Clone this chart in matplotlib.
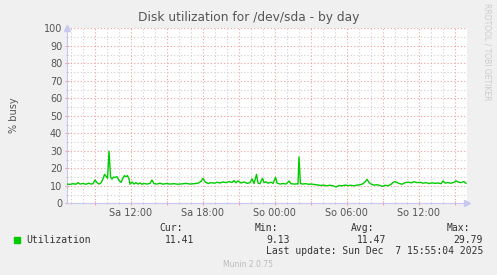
import matplotlib
matplotlib.use("Agg")
import matplotlib.pyplot as plt
from matplotlib.ticker import MultipleLocator, FuncFormatter

# hours since Sat 00:00, % busy
hours = [6.70, 6.95, 7.20, 7.45, 7.62, 7.78, 8.03, 8.28, 8.53, 8.70, 8.87, 9.03, 9.20, 9.37, 9.53,
         9.70, 9.83, 9.95, 10.08, 10.20, 10.33, 10.45, 10.58, 10.70, 10.87, 11.03, 11.20, 11.37, 11.49,
         11.62, 11.74, 11.87, 11.95, 12.12, 12.28, 12.45, 12.62, 12.78, 12.95, 13.12, 13.37, 13.62,
         13.78, 13.95, 14.20, 14.45, 14.70, 14.95, 15.28, 15.62, 15.95, 16.28, 16.62, 16.95, 17.28,
         17.62, 17.87, 18.03, 18.20, 18.45, 18.70, 18.95, 19.20, 19.45, 19.70, 19.95, 20.20, 20.45,
         20.62, 20.78, 20.95, 21.20, 21.45, 21.70, 21.95, 22.12, 22.28, 22.49, 22.62, 22.78, 22.99,
         23.12, 23.28, 23.45, 23.70, 23.87, 24.08, 24.20, 24.45, 24.70, 24.95, 25.20, 25.37, 25.62,
         25.87, 25.95, 26.03, 26.15, 26.33, 26.58, 26.83, 27.08, 27.33, 27.58, 27.83, 28.08, 28.33,
         28.58, 28.83, 29.12, 29.37, 29.62, 29.87, 30.12, 30.37, 30.62, 30.87, 31.12, 31.37, 31.53,
         31.70, 31.87, 32.03, 32.28, 32.53, 32.78, 32.99, 33.20, 33.45, 33.70, 33.87, 34.03, 34.20,
         34.45, 34.62, 34.87, 35.12, 35.37, 35.62, 35.87, 36.12, 36.37, 36.62, 36.87, 37.12, 37.37,
         37.62, 37.87, 38.03, 38.20, 38.45, 38.70, 38.95, 39.12, 39.28, 39.53, 39.78, 39.95]
busy = [11.0, 10.8, 11.2, 10.9, 11.8, 11.0, 11.3, 10.9, 11.5, 11.0, 11.2, 13.3, 11.8, 11.0, 11.6,
        14.0, 16.5, 15.5, 14.3, 29.8, 15.0, 13.8, 15.0, 14.8, 15.2, 13.0, 12.0, 14.5, 15.8,
        15.2, 15.8, 14.0, 10.9, 12.2, 11.0, 11.8, 11.0, 11.6, 10.9, 11.3, 11.0, 11.4,
        13.3, 11.2, 11.0, 11.5, 10.9, 11.3, 11.0, 11.2, 10.9, 11.1, 11.4, 11.0, 11.2,
        11.5, 12.5, 14.3, 12.3, 11.3, 11.8, 11.5, 12.0, 11.6, 12.2, 11.8, 12.4, 11.9,
        13.0, 11.7, 12.8, 11.6, 12.2, 11.4, 11.8, 14.0, 11.3, 16.5, 11.5, 11.2, 14.3,
        11.8, 12.3, 11.5, 12.0, 11.4, 14.8, 11.6, 11.0, 11.3, 11.0, 12.7, 11.2, 11.0,
        11.1, 11.0, 26.5, 11.3, 11.0, 11.2, 10.9, 11.0, 10.7, 10.5, 10.2, 10.4, 10.0,
        10.3, 10.1, 9.3, 10.2, 10.0, 10.4, 10.1, 10.3, 10.0, 10.4, 10.6, 11.2, 12.2,
        13.7, 11.8, 11.0, 10.4, 10.6, 10.2, 9.7, 10.3, 10.0, 10.8, 12.0, 12.4, 11.8,
        11.2, 10.9, 11.8, 12.1, 11.7, 12.3, 11.8, 12.0, 11.5, 11.8, 11.3, 11.7, 11.4,
        11.6, 11.2, 12.8, 11.6, 11.8, 11.5, 12.0, 12.8, 12.2, 11.8, 12.4, 11.41]

t_start, t_end = 6.70, 40.03
label_names = {12: "Sa 12:00", 18: "Sa 18:00", 24: "So 00:00", 30: "So 06:00", 36: "So 12:00"}
stat_names = ["Cur:", "Min:", "Avg:", "Max:"]
stat_values = ["11.41", "9.13", "11.47", "29.79"]

W, H = 497, 275
fig = plt.figure(figsize=(W / 100, H / 100), dpi=100, facecolor="#f0f0f0")
ax = fig.add_axes([67 / W, (H - 203.3) / H, 400 / W, 175 / H])
ax.set_facecolor("white")

ax.plot(hours, busy, color="#00cc00", lw=1.0, zorder=3)

ax.set_xlim(t_start, t_end)
ax.set_ylim(0, 100)
ax.xaxis.set_major_locator(MultipleLocator(3))
ax.xaxis.set_minor_locator(MultipleLocator(1))
ax.yaxis.set_major_locator(MultipleLocator(10))
ax.yaxis.set_minor_locator(MultipleLocator(5))
ax.xaxis.set_major_formatter(FuncFormatter(lambda v, p: label_names.get(int(round(v)), "")))

ax.grid(which="minor", color="#d0d0d0", lw=0.8, ls=(0, (1, 2)))
ax.grid(which="major", color="#eea0a0", lw=0.8, ls=(0, (1, 2)))
ax.set_axisbelow(True)

for s in ["top", "right"]:
    ax.spines[s].set_visible(False)
for s in ["left", "bottom"]:
    ax.spines[s].set_color("#c8c8f0")
    ax.spines[s].set_linewidth(0.8)

ax.tick_params(which="major", labelsize=7, labelcolor="#555555", color="#f0a0a0",
               length=3, width=0.8, direction="inout", pad=2)
ax.tick_params(which="minor", color="#bbbbbb", length=2, width=0.6, direction="inout")

# axis arrows
ax.plot([0], [1.0], marker="^", ms=5, color="#c8c8f0", transform=ax.transAxes, clip_on=False)
ax.plot([1.0], [0], marker=">", ms=5, color="#c8c8f0", transform=ax.transAxes, clip_on=False)

fig.text(249 / W, 1 - 18 / H, "Disk utilization for /dev/sda - by day", ha="center", va="center",
         fontsize=8.8, color="#555555")
fig.text(14 / W, 1 - 115 / H, "% busy", rotation=90, ha="center", va="center",
         fontsize=7, color="#555555")
fig.text(487 / W, 1 - 52 / H, "RRDTOOL / TOBI OETIKER", rotation=270, ha="center", va="center",
         fontsize=5.5, color="#cccccc")

mono = "DejaVu Sans Mono"
fig.patches.append(plt.Rectangle((14 / W, 1 - 242.5 / H), 6 / W, 6 / H, transform=fig.transFigure,
                                 color="#00cc00", figure=fig))
fig.text(26 / W, 1 - 239.7 / H, "Utilization", ha="left", va="center", fontsize=7, family=mono, color="#333333")
name_x = [159, 255, 351, 447]
value_x = [194, 290, 386, 483]
for nm, nx in zip(stat_names, name_x):
    fig.text(nx / W, 1 - 228.3 / H, nm, ha="left", va="center", fontsize=7, family=mono, color="#333333")
for val, vx in zip(stat_values, value_x):
    fig.text(vx / W, 1 - 239.7 / H, val, ha="right", va="center", fontsize=7, family=mono, color="#333333")
fig.text(483 / W, 1 - 251 / H, "Last update: Sun Dec  7 15:55:04 2025", ha="right", va="center",
         fontsize=7, family=mono, color="#333333")
fig.text(248 / W, 1 - 264.3 / H, "Munin 2.0.75", ha="center", va="center", fontsize=5.5, color="#bbbbbb")

fig.savefig("out.png", dpi=100, facecolor=fig.get_facecolor())
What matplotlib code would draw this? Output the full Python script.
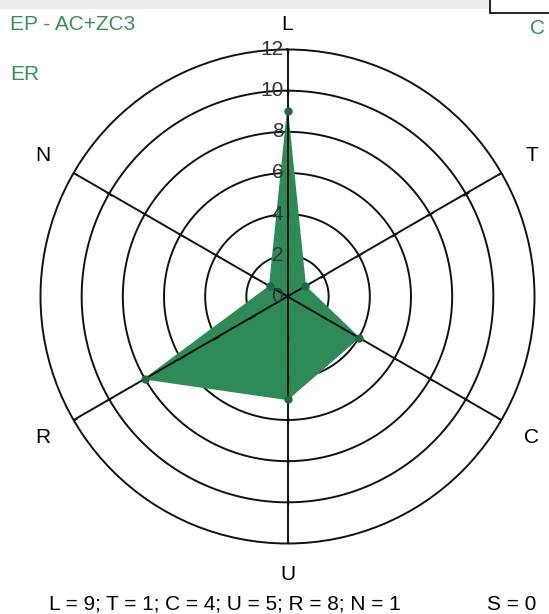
import numpy as np
import matplotlib
matplotlib.use('Agg')
import matplotlib.pyplot as plt
import matplotlib.transforms as mtransforms

# axes in clockwise order starting at the top
labels = ["L", "T", "C", "U", "R", "N"]
values = [9, 1, 4, 5, 8, 1]
rings = [2, 4, 6, 8, 10, 12]
ring_labels = ["0", "2", "4", "6", "8", "10", "12"]

plt.rcParams['font.family'] = ['Liberation Sans', 'DejaVu Sans']
FS = 15

fig = plt.figure(figsize=(5.49, 6.14), dpi=100)
fig.patch.set_facecolor("white")

# grey strip at the top (window remnants)
fig.patches.append(plt.Rectangle((0, 1 - 9 / 614), 1, 9 / 614, transform=fig.transFigure,
                                 facecolor="#ececec", edgecolor="none"))
fig.patches.append(plt.Rectangle((490 / 549, 1 - 13 / 614), 0.2, 14 / 614, transform=fig.transFigure,
                                 facecolor="white", edgecolor="black", linewidth=1.2))

cx, cy, rad = 287.5, 296.5, 247
ax = fig.add_axes([(cx - rad) / 549, (614 - cy - rad) / 614, 2 * rad / 549, 2 * rad / 614],
                  projection="polar")
ax.set_theta_zero_location("N")
ax.set_theta_direction(-1)
ax.set_ylim(0, 12)

angles = np.deg2rad(np.arange(len(labels)) * 60)

# grid
ax.set_yticks(rings)
ax.set_yticklabels([])
ax.set_xticks(angles)
ax.set_xticklabels([])
ax.grid(False)
ax.spines["polar"].set_color("#111111")
ax.spines["polar"].set_linewidth(1.4)
th = np.linspace(0, 2 * np.pi, 400)
for r in rings[:-1]:
    ax.plot(th, np.full_like(th, r), color="#111111", lw=1.4, zorder=1)
for a in angles:
    ax.plot([a, a], [0, 12], color="#111111", lw=1.4, zorder=3)
    # small ticks along each spoke
    ax.plot(np.full(6, a), rings, linestyle="none", marker=(2, 0, -np.rad2deg(a)),
            markersize=5, color="#111111", mew=1.0, zorder=3)

# data polygon
va = np.append(angles, angles[0])
vv = np.append(values, values[0])
ax.fill(va, vv, color="#2e8b57", zorder=2, alpha=1.0)
ax.plot(angles, values, linestyle="none", marker="o", markersize=5,
        color="#1f6b3a", zorder=4)

# radial labels along the L spoke
off = mtransforms.offset_copy(ax.transData, fig=fig, x=-3, y=0, units="points")
for r, t in zip([0] + rings, ring_labels):
    ax.text(0, r, t, transform=off, ha="right", va="center", fontsize=FS, color="#333333", zorder=5)

# axis names
label_r = [13.2, 13.7, 13.7, 13.5, 13.7, 13.7]
for a, lab, lr in zip(angles, labels, label_r):
    ax.text(a, lr, lab, ha="center", va="center", fontsize=FS, color="black")

fig.text(10 / 549, 1 - 25 / 614, "EP - AC+ZC3", color="#3c8c5a", fontsize=FS, va="center", ha="left")
fig.text(10 / 549, 1 - 75 / 614, "ER", color="#3c8c5a", fontsize=FS, va="center", ha="left")
fig.text(530 / 549, 1 - 28 / 614, "C", color="#3c8c5a", fontsize=FS, va="center", ha="left")

fig.text(225 / 549, 1 - 604 / 614, "L = 9; T = 1; C = 4; U = 5; R = 8; N = 1",
         fontsize=FS, ha="center", va="center")
fig.text(512 / 549, 1 - 605 / 614, "S = 0", fontsize=FS, ha="center", va="center")

fig.savefig("out.png", dpi=100)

===

▸ **Task objective**: Copy the records above exactly, from the first line through the line containing "from matplotlib.ticker import", and leave out the pictures.

▸ **Answer below**:
Clone this chart in matplotlib.
import matplotlib
matplotlib.use("Agg")
import matplotlib.pyplot as plt
from matplotlib.ticker import MultipleLocator, FuncFormatter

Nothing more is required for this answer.